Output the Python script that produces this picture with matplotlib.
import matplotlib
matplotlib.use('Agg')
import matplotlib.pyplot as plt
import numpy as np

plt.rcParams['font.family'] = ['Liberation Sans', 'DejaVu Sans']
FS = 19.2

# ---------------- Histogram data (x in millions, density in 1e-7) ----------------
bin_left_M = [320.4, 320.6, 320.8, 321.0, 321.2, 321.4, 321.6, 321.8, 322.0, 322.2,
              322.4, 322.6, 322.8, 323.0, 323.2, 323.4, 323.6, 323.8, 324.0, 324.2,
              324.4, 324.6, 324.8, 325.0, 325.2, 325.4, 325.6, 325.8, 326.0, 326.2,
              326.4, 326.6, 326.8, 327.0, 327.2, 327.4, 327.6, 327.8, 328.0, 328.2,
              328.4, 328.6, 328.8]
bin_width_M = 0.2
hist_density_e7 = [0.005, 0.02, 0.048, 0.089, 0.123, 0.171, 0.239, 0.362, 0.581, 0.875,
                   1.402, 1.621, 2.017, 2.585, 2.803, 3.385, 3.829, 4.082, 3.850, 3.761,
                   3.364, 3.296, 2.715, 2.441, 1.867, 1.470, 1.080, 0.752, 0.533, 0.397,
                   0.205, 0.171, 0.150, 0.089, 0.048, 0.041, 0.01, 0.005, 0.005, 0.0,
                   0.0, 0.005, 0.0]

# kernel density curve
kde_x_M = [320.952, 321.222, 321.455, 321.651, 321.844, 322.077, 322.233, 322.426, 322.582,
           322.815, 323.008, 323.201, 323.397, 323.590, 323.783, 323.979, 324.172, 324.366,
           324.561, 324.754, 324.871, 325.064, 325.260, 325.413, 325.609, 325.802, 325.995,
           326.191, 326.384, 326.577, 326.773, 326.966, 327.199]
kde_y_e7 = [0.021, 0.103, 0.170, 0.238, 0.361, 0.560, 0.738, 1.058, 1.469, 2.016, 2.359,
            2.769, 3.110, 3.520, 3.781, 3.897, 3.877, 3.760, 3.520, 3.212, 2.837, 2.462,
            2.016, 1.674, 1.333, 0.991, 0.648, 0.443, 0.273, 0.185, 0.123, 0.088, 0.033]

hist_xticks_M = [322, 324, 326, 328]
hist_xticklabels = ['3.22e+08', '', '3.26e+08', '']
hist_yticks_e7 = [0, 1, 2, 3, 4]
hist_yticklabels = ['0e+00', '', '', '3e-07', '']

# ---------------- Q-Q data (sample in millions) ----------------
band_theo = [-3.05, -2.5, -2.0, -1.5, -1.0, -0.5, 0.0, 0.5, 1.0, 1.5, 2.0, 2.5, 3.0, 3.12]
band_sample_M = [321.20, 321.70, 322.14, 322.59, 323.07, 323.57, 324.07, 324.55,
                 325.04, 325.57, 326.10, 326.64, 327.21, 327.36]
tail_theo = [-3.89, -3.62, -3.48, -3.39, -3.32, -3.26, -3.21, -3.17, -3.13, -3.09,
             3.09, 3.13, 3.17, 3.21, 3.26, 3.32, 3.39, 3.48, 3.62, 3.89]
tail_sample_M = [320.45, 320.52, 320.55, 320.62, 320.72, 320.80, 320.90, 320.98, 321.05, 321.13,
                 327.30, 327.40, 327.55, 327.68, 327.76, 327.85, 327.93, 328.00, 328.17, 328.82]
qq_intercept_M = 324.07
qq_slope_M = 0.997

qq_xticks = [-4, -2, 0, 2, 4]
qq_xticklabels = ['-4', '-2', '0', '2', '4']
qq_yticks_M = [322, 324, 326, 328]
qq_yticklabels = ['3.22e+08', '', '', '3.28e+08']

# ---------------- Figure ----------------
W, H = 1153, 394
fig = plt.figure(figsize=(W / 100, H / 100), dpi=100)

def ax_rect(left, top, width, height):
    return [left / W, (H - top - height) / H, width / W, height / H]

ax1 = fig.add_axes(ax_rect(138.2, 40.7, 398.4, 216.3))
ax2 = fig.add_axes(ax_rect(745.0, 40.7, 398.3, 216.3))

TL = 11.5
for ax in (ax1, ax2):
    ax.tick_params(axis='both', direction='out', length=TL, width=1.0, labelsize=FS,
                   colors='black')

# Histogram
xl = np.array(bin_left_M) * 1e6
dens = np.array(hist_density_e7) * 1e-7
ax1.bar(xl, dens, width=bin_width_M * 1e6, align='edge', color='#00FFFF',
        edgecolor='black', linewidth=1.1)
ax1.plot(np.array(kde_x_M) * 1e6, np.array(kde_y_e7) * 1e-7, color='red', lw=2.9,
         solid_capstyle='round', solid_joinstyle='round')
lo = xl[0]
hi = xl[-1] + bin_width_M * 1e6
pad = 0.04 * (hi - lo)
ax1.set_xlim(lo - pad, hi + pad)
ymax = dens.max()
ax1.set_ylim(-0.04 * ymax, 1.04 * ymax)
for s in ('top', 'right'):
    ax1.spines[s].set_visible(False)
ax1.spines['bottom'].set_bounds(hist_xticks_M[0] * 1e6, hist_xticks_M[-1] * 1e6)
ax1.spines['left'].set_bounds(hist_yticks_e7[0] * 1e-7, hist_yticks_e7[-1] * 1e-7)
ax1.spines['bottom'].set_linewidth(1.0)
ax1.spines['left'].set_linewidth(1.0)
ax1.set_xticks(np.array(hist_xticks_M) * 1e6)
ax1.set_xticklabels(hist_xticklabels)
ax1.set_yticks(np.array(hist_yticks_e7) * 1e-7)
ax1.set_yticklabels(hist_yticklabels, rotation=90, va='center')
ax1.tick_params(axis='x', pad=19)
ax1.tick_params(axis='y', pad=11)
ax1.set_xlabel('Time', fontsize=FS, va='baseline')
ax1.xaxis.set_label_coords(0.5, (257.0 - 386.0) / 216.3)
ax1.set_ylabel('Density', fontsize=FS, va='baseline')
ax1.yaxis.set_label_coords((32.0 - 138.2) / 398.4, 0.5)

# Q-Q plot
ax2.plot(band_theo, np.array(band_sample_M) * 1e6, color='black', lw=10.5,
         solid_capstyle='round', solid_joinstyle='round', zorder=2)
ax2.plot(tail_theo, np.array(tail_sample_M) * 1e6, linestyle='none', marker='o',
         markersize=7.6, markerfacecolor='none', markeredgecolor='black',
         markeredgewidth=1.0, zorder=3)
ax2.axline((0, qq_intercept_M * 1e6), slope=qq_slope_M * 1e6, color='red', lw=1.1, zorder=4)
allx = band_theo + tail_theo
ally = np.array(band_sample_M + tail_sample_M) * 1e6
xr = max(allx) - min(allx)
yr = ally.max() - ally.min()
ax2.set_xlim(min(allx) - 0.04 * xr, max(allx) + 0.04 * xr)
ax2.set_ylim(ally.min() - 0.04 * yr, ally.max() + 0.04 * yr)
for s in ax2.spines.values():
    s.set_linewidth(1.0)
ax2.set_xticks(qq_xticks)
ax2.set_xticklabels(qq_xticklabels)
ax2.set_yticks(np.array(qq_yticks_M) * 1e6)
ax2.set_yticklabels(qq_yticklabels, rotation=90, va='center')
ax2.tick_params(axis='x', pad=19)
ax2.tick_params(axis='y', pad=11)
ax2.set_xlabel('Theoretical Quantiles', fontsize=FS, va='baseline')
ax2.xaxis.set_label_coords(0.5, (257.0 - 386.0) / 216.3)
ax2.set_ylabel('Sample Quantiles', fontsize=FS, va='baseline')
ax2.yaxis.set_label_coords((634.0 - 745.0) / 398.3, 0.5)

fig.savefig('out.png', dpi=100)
--
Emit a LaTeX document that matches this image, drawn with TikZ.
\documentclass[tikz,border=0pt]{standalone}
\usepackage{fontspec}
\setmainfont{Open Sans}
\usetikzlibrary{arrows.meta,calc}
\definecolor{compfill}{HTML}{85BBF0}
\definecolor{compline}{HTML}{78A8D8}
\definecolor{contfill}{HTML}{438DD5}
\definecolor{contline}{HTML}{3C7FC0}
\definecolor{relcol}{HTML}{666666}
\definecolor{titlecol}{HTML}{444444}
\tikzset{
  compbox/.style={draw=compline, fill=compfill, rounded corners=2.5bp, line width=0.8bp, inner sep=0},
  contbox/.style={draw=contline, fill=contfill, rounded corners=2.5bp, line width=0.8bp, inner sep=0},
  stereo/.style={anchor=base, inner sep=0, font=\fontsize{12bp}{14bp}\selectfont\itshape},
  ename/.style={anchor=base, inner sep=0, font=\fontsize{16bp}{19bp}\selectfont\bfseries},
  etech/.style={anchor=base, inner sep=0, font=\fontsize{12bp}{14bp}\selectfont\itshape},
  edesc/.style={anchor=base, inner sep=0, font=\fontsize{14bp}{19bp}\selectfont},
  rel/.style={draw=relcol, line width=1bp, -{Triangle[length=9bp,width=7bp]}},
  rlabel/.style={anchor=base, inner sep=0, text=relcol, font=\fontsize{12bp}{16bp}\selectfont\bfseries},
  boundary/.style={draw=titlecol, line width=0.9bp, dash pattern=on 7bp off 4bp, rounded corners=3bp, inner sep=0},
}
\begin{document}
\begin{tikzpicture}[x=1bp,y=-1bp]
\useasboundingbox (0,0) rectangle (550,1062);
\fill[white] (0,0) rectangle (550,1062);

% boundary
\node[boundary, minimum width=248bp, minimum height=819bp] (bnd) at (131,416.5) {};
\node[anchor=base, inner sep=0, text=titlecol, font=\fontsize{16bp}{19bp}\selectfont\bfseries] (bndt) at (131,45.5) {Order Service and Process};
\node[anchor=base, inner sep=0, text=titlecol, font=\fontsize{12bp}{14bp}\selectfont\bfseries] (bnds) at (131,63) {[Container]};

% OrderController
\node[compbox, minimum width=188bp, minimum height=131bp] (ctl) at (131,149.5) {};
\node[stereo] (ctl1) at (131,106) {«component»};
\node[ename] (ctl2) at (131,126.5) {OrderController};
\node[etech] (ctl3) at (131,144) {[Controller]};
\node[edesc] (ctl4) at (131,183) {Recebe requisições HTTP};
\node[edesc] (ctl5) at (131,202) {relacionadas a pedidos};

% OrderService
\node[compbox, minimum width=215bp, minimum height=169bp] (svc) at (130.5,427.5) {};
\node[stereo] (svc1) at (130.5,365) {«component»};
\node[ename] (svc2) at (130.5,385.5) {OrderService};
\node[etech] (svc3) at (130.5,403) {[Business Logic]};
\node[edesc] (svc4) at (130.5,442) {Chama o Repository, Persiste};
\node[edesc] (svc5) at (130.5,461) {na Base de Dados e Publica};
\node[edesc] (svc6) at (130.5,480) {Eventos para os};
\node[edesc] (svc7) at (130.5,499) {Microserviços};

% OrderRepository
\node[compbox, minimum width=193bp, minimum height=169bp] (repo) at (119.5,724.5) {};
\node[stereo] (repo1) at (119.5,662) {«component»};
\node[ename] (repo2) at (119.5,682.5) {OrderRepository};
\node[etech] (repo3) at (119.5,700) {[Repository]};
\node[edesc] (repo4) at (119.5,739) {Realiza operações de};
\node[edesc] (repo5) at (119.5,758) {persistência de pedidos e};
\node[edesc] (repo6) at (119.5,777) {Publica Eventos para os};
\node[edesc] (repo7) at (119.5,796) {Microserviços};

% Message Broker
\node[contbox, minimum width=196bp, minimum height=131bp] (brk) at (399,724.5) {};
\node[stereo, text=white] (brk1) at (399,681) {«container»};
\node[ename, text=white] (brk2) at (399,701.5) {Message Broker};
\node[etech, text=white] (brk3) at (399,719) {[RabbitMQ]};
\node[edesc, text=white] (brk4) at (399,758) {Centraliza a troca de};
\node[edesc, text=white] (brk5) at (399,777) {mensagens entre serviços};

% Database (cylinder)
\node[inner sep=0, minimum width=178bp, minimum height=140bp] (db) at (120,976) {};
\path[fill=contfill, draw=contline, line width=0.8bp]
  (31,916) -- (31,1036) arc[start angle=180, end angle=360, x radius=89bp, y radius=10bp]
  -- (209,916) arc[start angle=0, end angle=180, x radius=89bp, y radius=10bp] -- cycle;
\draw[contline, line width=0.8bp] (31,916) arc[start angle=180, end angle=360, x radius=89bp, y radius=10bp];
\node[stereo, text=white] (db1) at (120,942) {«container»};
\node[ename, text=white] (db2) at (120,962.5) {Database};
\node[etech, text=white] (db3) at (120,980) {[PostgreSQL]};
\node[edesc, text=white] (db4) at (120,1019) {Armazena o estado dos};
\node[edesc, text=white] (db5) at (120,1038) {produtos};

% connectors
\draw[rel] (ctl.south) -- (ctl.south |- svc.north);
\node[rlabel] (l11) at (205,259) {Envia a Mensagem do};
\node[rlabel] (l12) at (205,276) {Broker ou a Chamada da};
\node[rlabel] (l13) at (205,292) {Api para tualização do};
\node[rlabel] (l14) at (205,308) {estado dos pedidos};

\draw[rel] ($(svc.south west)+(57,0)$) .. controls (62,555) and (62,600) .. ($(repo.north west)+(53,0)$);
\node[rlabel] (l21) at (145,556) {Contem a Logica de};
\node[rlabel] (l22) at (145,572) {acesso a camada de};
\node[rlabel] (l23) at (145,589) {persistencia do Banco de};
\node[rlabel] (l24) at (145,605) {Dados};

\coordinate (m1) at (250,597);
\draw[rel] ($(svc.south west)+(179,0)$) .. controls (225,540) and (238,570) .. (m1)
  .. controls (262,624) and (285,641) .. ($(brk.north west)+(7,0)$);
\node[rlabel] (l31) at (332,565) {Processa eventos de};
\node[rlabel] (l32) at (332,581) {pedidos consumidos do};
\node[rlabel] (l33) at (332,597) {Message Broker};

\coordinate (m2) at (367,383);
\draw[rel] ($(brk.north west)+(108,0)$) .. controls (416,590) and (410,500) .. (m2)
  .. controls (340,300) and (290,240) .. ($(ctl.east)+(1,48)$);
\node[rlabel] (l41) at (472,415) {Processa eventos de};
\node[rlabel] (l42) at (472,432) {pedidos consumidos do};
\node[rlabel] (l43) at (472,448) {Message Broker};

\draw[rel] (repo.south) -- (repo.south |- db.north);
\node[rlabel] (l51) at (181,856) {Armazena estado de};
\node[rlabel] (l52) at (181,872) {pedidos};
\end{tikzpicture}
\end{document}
* * *
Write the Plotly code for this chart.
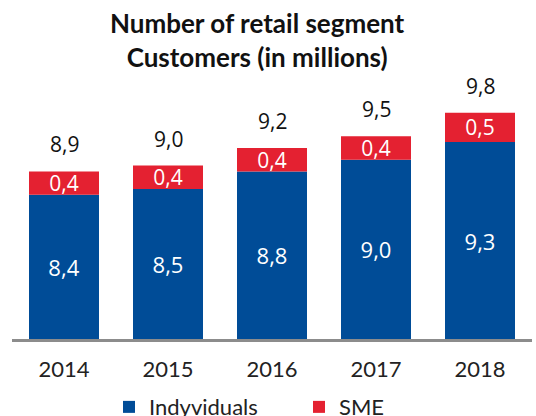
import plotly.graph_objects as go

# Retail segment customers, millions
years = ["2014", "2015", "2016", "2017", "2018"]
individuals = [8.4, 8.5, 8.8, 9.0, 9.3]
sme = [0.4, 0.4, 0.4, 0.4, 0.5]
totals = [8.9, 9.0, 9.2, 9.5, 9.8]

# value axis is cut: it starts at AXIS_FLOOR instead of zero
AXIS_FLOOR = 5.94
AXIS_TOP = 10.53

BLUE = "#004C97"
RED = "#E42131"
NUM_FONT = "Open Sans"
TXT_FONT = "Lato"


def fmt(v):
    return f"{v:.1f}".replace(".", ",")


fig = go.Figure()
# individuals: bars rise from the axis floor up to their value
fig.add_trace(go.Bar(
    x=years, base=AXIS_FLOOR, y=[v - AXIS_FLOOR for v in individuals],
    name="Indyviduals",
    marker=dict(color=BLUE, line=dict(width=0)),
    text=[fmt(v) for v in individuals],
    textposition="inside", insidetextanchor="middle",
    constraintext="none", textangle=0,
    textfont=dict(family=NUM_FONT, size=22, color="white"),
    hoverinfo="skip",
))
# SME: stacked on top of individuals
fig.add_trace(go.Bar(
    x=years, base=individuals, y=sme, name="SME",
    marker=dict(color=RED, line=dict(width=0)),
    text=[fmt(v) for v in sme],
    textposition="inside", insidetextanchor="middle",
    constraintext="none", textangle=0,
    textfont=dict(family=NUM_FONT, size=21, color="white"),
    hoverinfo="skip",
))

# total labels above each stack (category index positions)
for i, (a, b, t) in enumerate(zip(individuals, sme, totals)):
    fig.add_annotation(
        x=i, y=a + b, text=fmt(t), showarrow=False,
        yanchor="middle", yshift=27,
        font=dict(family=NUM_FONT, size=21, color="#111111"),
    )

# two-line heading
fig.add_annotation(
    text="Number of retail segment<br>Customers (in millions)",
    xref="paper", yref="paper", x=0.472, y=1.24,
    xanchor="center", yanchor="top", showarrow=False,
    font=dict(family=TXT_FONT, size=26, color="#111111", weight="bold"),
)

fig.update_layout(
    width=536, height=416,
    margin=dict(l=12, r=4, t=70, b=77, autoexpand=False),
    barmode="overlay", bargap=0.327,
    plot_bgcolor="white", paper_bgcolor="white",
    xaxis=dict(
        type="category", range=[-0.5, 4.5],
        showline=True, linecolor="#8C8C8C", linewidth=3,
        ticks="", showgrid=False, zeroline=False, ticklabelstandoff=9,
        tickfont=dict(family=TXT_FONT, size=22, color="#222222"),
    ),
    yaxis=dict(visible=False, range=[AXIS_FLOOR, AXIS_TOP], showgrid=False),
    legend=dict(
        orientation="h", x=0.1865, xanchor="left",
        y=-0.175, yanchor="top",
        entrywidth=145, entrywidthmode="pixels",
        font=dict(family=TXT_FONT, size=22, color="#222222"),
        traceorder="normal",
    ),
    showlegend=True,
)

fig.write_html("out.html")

§ **Exercise details**
Looking at the material above, count the lines that hold "with" and give the total alone.

§ **Expected answer**
2